* Begin *

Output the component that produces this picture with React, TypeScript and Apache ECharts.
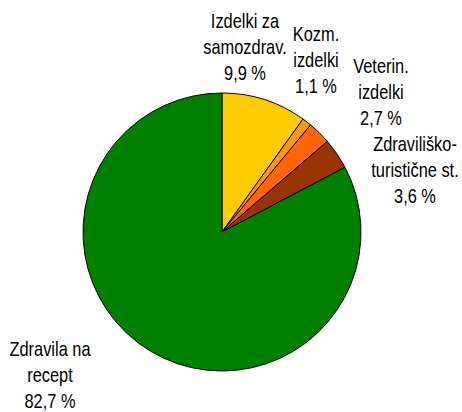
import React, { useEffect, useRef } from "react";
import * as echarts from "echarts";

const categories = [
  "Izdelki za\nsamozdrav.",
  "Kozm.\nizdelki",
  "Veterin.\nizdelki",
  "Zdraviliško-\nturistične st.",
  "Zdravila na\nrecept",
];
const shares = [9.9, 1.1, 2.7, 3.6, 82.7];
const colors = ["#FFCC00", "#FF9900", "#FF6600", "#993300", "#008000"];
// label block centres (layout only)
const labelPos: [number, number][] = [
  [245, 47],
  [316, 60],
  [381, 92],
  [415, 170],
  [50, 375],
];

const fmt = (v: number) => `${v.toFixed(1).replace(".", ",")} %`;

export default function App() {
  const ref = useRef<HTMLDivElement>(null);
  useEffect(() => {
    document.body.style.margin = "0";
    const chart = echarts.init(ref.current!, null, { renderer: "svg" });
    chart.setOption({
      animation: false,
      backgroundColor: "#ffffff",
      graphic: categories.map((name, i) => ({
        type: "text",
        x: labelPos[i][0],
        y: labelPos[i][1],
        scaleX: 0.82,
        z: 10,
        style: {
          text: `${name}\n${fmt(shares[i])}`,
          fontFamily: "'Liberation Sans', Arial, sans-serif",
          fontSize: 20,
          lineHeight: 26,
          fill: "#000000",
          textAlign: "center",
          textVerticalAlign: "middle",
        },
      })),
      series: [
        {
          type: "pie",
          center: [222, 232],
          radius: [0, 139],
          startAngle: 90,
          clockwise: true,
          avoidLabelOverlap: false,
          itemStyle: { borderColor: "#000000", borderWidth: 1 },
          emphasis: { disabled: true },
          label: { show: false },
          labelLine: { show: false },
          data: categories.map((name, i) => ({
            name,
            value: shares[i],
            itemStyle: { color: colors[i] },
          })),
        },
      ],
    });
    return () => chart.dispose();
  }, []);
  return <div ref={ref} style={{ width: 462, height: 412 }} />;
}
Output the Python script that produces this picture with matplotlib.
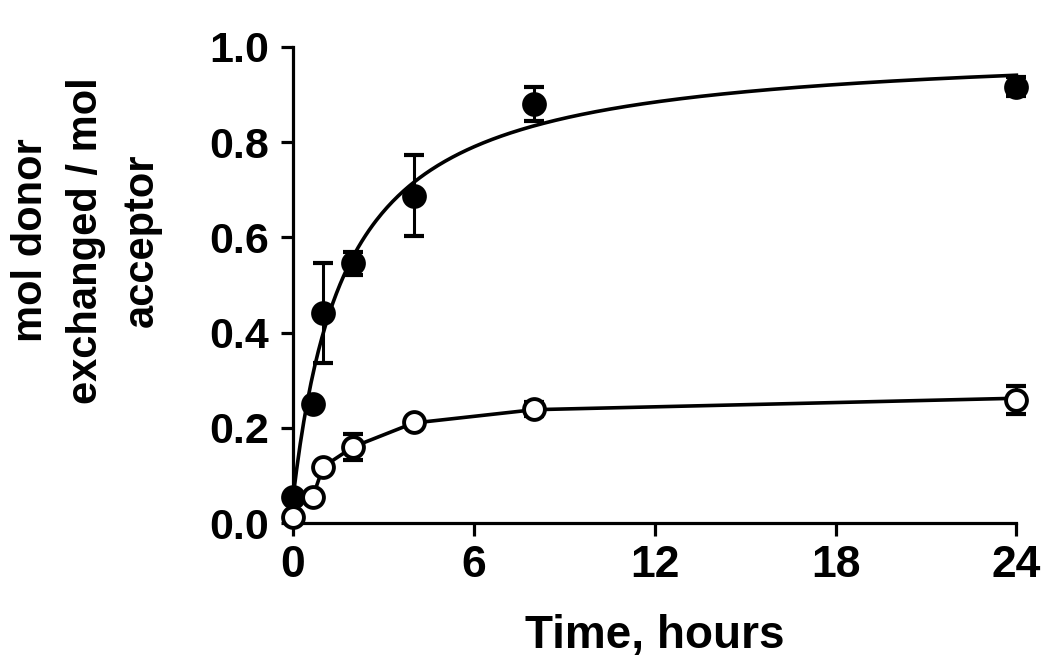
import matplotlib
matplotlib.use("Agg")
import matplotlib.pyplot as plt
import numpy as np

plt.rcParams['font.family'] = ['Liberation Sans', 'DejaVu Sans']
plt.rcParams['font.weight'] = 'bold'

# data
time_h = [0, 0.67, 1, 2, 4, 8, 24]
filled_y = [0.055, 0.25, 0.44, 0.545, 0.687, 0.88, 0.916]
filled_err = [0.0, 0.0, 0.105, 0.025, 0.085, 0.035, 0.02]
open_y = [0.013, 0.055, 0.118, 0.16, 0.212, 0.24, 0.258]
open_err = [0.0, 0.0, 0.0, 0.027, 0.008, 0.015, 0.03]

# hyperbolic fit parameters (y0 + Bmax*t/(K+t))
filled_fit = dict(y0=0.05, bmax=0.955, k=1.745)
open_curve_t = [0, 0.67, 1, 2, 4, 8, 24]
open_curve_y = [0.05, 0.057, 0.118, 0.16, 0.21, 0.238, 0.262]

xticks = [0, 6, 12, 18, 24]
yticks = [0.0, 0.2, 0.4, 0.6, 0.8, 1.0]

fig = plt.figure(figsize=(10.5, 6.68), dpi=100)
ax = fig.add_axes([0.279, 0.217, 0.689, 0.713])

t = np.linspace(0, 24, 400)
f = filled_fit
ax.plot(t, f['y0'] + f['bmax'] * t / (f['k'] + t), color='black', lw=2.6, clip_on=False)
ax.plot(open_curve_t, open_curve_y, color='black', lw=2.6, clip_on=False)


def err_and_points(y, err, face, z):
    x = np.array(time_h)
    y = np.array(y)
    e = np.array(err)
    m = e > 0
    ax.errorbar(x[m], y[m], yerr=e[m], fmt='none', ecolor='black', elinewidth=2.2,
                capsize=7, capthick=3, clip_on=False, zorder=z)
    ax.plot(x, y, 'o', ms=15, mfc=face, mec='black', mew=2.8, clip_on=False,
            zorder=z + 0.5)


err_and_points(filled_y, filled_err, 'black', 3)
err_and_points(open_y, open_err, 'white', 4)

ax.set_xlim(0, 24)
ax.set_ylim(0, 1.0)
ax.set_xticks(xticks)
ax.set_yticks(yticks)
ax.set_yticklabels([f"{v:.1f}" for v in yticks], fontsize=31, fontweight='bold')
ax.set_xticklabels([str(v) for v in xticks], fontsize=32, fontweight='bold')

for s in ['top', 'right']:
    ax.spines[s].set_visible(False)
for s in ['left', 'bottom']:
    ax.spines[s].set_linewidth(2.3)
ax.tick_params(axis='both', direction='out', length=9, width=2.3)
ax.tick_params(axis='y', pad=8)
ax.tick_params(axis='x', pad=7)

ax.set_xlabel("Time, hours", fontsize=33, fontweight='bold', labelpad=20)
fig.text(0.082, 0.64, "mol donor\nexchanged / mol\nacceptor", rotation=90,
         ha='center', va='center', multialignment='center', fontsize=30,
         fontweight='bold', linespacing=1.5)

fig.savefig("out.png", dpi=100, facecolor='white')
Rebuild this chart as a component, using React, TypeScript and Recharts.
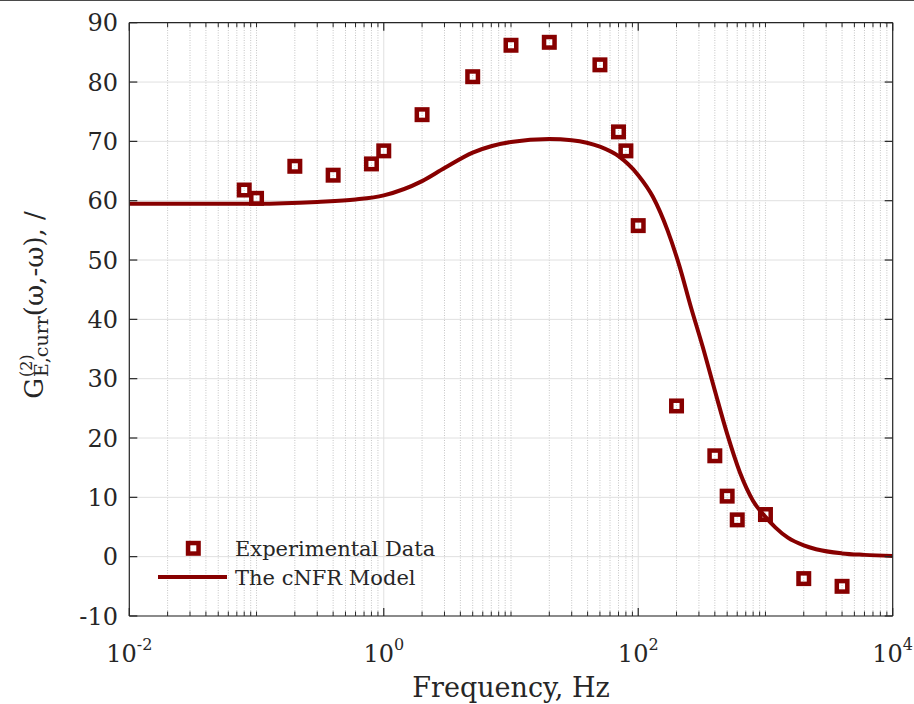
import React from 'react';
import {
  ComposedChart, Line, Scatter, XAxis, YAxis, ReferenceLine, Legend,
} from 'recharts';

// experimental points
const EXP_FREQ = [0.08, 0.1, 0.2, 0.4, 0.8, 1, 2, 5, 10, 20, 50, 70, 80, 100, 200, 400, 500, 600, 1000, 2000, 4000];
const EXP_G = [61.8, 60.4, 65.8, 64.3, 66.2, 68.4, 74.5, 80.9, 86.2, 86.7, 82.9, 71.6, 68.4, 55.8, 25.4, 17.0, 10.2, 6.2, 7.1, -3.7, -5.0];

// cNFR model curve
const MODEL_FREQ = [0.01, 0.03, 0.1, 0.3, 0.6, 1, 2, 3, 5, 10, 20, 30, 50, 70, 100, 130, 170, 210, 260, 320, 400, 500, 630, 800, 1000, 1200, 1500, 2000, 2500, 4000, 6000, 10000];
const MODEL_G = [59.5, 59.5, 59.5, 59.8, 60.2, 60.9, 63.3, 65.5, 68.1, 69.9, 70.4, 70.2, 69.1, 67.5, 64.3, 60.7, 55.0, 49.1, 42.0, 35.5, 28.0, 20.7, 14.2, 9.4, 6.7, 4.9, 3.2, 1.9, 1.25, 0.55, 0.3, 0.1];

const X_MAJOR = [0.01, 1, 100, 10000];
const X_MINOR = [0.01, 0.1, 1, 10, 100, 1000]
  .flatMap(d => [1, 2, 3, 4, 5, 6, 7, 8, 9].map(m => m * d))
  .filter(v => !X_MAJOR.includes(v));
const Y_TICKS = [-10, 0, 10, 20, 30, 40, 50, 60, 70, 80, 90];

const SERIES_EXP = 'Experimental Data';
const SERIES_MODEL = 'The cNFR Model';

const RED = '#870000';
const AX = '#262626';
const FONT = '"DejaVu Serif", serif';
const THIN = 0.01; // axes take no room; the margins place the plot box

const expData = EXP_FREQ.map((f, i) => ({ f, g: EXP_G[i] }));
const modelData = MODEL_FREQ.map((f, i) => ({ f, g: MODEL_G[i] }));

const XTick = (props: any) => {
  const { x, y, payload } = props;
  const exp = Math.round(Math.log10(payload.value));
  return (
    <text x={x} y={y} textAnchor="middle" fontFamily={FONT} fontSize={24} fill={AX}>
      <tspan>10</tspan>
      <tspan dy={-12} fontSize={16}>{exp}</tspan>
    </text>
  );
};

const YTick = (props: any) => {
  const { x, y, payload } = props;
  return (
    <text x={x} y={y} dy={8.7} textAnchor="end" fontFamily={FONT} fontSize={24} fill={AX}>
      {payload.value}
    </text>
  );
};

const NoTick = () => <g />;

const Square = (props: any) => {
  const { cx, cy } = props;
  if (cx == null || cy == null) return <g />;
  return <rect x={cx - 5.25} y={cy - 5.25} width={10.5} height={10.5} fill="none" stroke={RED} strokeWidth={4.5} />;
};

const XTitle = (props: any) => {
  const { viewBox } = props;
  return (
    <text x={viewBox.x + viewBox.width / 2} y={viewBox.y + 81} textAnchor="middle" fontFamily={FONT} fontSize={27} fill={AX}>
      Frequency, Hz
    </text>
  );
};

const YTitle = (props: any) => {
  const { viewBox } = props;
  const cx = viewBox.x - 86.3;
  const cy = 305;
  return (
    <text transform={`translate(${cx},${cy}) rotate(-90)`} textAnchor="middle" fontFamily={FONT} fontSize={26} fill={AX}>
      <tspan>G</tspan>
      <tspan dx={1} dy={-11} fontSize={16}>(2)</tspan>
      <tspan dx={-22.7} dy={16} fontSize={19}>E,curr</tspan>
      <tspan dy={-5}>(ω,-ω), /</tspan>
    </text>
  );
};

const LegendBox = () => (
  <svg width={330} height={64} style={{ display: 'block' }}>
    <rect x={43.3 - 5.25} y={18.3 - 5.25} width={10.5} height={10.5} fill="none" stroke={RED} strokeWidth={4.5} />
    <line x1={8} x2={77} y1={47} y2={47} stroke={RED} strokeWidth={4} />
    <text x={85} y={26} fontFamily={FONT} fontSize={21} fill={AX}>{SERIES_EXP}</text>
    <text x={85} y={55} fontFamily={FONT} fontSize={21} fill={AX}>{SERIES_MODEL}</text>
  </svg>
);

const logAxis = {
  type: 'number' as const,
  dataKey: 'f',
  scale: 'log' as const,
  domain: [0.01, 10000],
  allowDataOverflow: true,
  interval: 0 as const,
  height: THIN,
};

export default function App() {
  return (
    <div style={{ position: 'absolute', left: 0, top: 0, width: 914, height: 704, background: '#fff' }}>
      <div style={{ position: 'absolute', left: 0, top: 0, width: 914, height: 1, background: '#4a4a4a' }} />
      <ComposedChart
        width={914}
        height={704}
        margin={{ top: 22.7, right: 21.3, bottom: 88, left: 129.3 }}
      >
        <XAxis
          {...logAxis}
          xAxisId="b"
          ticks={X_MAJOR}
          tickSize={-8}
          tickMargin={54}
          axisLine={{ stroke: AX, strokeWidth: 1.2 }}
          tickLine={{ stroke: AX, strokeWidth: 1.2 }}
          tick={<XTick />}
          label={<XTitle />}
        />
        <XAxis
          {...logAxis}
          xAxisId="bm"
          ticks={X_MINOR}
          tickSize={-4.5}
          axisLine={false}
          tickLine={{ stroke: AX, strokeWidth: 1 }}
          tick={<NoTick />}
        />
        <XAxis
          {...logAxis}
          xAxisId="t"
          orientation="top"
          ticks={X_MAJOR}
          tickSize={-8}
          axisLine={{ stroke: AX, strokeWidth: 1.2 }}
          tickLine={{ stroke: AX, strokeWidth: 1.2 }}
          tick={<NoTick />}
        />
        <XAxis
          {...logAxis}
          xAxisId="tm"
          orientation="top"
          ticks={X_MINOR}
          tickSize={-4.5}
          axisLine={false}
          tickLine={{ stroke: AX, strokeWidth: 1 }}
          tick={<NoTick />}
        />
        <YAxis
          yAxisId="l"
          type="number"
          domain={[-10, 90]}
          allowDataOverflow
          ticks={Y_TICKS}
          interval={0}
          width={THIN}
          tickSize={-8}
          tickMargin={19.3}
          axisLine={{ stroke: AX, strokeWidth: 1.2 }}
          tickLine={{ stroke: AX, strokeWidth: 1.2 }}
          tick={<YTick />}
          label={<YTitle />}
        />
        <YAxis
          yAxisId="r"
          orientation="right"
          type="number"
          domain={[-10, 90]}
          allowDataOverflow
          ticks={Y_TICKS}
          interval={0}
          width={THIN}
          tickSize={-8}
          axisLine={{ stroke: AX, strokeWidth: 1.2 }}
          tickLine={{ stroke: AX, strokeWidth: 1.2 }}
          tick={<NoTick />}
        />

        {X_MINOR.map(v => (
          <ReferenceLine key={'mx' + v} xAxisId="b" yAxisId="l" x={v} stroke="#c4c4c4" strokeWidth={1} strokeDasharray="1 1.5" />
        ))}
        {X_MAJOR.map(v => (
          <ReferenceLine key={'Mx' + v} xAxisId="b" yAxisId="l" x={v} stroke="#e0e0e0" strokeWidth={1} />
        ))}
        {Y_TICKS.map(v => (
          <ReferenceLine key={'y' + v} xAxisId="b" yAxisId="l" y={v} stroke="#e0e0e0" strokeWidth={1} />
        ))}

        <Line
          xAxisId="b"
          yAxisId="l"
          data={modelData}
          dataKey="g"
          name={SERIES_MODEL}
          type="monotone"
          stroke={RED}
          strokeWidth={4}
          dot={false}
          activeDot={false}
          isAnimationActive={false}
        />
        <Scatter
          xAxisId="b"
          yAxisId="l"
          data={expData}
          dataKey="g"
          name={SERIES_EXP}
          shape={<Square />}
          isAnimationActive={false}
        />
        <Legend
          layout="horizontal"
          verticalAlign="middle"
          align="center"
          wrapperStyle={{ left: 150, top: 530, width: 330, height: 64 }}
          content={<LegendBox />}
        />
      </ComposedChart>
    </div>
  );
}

* End *

• PROMPT: From the first line above down to the line with "const fmt = (v: number)", reproduce every line and no others, omitting pictures.

• COMPLETE RESPONSE:
Output the component that produces this picture with React, TypeScript and Apache ECharts.
import React, { useEffect, useRef } from "react";
import * as echarts from "echarts";

const categories = [
  "Izdelki za\nsamozdrav.",
  "Kozm.\nizdelki",
  "Veterin.\nizdelki",
  "Zdraviliško-\nturistične st.",
  "Zdravila na\nrecept",
];
const shares = [9.9, 1.1, 2.7, 3.6, 82.7];
const colors = ["#FFCC00", "#FF9900", "#FF6600", "#993300", "#008000"];
// label block centres (layout only)
const labelPos: [number, number][] = [
  [245, 47],
  [316, 60],
  [381, 92],
  [415, 170],
  [50, 375],
];

const fmt = (v: number) => `${v.toFixed(1).replace(".", ",")} %`;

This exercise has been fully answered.